I can care, for the mind control victims who have been brainwashed against me, but all of my experiences, through the past few decades, have shown me that they can not be a source of comfort or support for me when they treat me badly or do not understand and just keep trying to convince me that I am "mentally ill." I can also care about people who have been forced/tortured/enslaved into the covert program, but my heart keeps telling me to only fully trust what is not covert and is honest and not controlled - what is proven to be good and trustworthy. In the best of situations, full trust is earned through direct, positive interactions and that is magnified for those of us who are being sadistically targeted.
I used to be extremely trusting - I instantly trusted everyone unless they proved to be untrustworthy. But, realizing that I am being targeted by ill intending people has raised my guards. And sadly, due to the technological mind control targeting, people are not always who they were.

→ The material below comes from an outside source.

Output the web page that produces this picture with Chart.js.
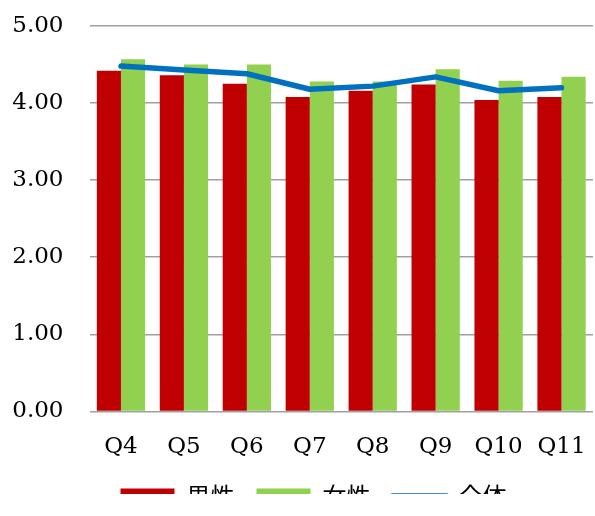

I have a really hard time dealing with covert stuff, because that is what is used to harass/hurt me and due to my inability to comprehend it and why on earth it even exists except to support the dark targeting and enslavement of humanity. I can understand why covert stuff has to exist in places like the FBI...etc. But in my situation it seems like the whole world has turned covert - its common citizens and people whom I used to know who now even say that they are not who they are if I ask them! Those who act covertly merely add to my discomfort, confusion and distress, whether that is what they are trying to do or not. Its all just too crazy-making!

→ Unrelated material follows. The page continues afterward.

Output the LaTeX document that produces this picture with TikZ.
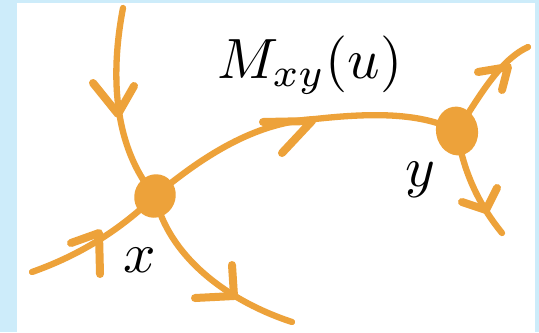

Those who are not controlled, are aware, and want to help me or be here for me, can do it overtly - directly/openly and honestly so that it can be a comfort to me and so that trust can be built. Though there is a risk to fully be here for me while I am being targeted, I feel that the danger is primarily due to the secrecy and my isolation from other people. It appears that the less isolated a heavily Targeted Individual is the safer it is for other people to be here for us, especially those who are aware. . .and its safer for us too.

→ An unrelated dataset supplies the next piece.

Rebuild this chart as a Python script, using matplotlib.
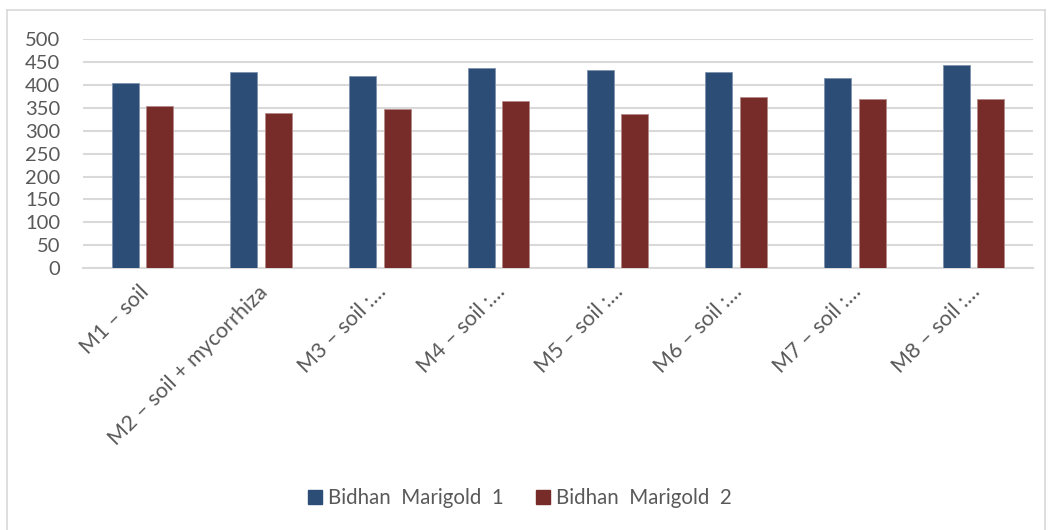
import matplotlib
matplotlib.use("Agg")
import matplotlib.pyplot as plt
import numpy as np
from matplotlib.lines import Line2D
import matplotlib.transforms as mtransforms

categories = ["M1 – soil", "M2 – soil + mycorrhiza", "M3 – soil :…", "M4 – soil :…",
              "M5 – soil :…", "M6 – soil :…", "M7 – soil :…", "M8 – soil :…"]
series1_name = "Bidhan  Marigold  1"
series2_name = "Bidhan  Marigold  2"
series1 = [404, 428, 419, 438, 433, 429, 415, 444]
series2 = [354, 338, 347, 365, 336, 374, 369, 369]
yticks = [0, 50, 100, 150, 200, 250, 300, 350, 400, 450, 500]

plt.rcParams['font.family'] = ['Lato', 'DejaVu Sans']
W, H = 1053, 530
fig = plt.figure(figsize=(W / 100, H / 100), dpi=100)
ax = fig.add_axes([83 / W, 1 - 268 / H, (1033 - 83) / W, (268 - 39.3) / H])

c1 = "#2c4d75"
c2 = "#772c2a"
x = np.arange(len(categories))
bw = 0.228
off = 0.145
ax.bar(x - off, series1, bw, color=c1, edgecolor="#7f93ad", linewidth=0.6, label=series1_name, zorder=3)
ax.bar(x + off, series2, bw, color=c2, edgecolor="#b58a89", linewidth=0.6, label=series2_name, zorder=3)

ax.set_xlim(-0.5, len(categories) - 0.5)
ax.set_ylim(0, 500)
ax.set_yticks(yticks)
ax.set_yticklabels([str(v) for v in yticks])
ax.yaxis.grid(True, color="#d9d9d9", linewidth=1.5, zorder=0)
ax.set_axisbelow(True)
for s in ["top", "right", "left"]:
    ax.spines[s].set_visible(False)
ax.spines["bottom"].set_color("#d9d9d9")
ax.spines["bottom"].set_linewidth(1.5)
ax.tick_params(axis="both", length=0, colors="#595959")
ax.tick_params(axis="y", pad=16.5, labelsize=14.5)
ax.tick_params(axis="x", pad=10, labelsize=15.5)
ax.set_xticks(x)
ax.set_xticklabels(categories, rotation=45, ha="right", va="top", rotation_mode="anchor")
shift = mtransforms.ScaledTranslation(-4 / 100, 0, fig.dpi_scale_trans)
for lab in ax.get_xticklabels():
    lab.set_color("#595959")
    lab.set_transform(lab.get_transform() + shift)

handles = [plt.Rectangle((0, 0), 1, 1, color=c1), plt.Rectangle((0, 0), 1, 1, color=c2)]
leg = fig.legend(handles, [series1_name, series2_name], loc="center", bbox_to_anchor=(520 / W, 1 - 498 / H),
                 ncol=2, frameon=False, fontsize=14.8, handlelength=0.65, handleheight=0.65,
                 handletextpad=0.3, columnspacing=1.6)
for t in leg.get_texts():
    t.set_color("#595959")

# chart frame
fig.add_artist(Line2D([7 / W, 7 / W], [0, 1 - 10 / H], transform=fig.transFigure, color="#d9d9d9", linewidth=1.2))
fig.add_artist(Line2D([7 / W, 1045 / W], [1 - 10 / H, 1 - 10 / H], transform=fig.transFigure, color="#d9d9d9", linewidth=1.2))
fig.add_artist(Line2D([1045 / W, 1045 / W], [0, 1 - 10 / H], transform=fig.transFigure, color="#d9d9d9", linewidth=1.2))

fig.savefig("out.png", dpi=100)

Its been extremely difficult to be facing all of this, and struggling to survive, the sadistic targeting so completely alone. Sometimes its harder to think that there is help and care, which remains out of my reach. That scenario can be like a form of torture in itself. I have needed people to be here for me - fully HERE for me. Please let your Hearts help break the lethal silence and the isolation that surrounds Targeted Individuals. . .me too.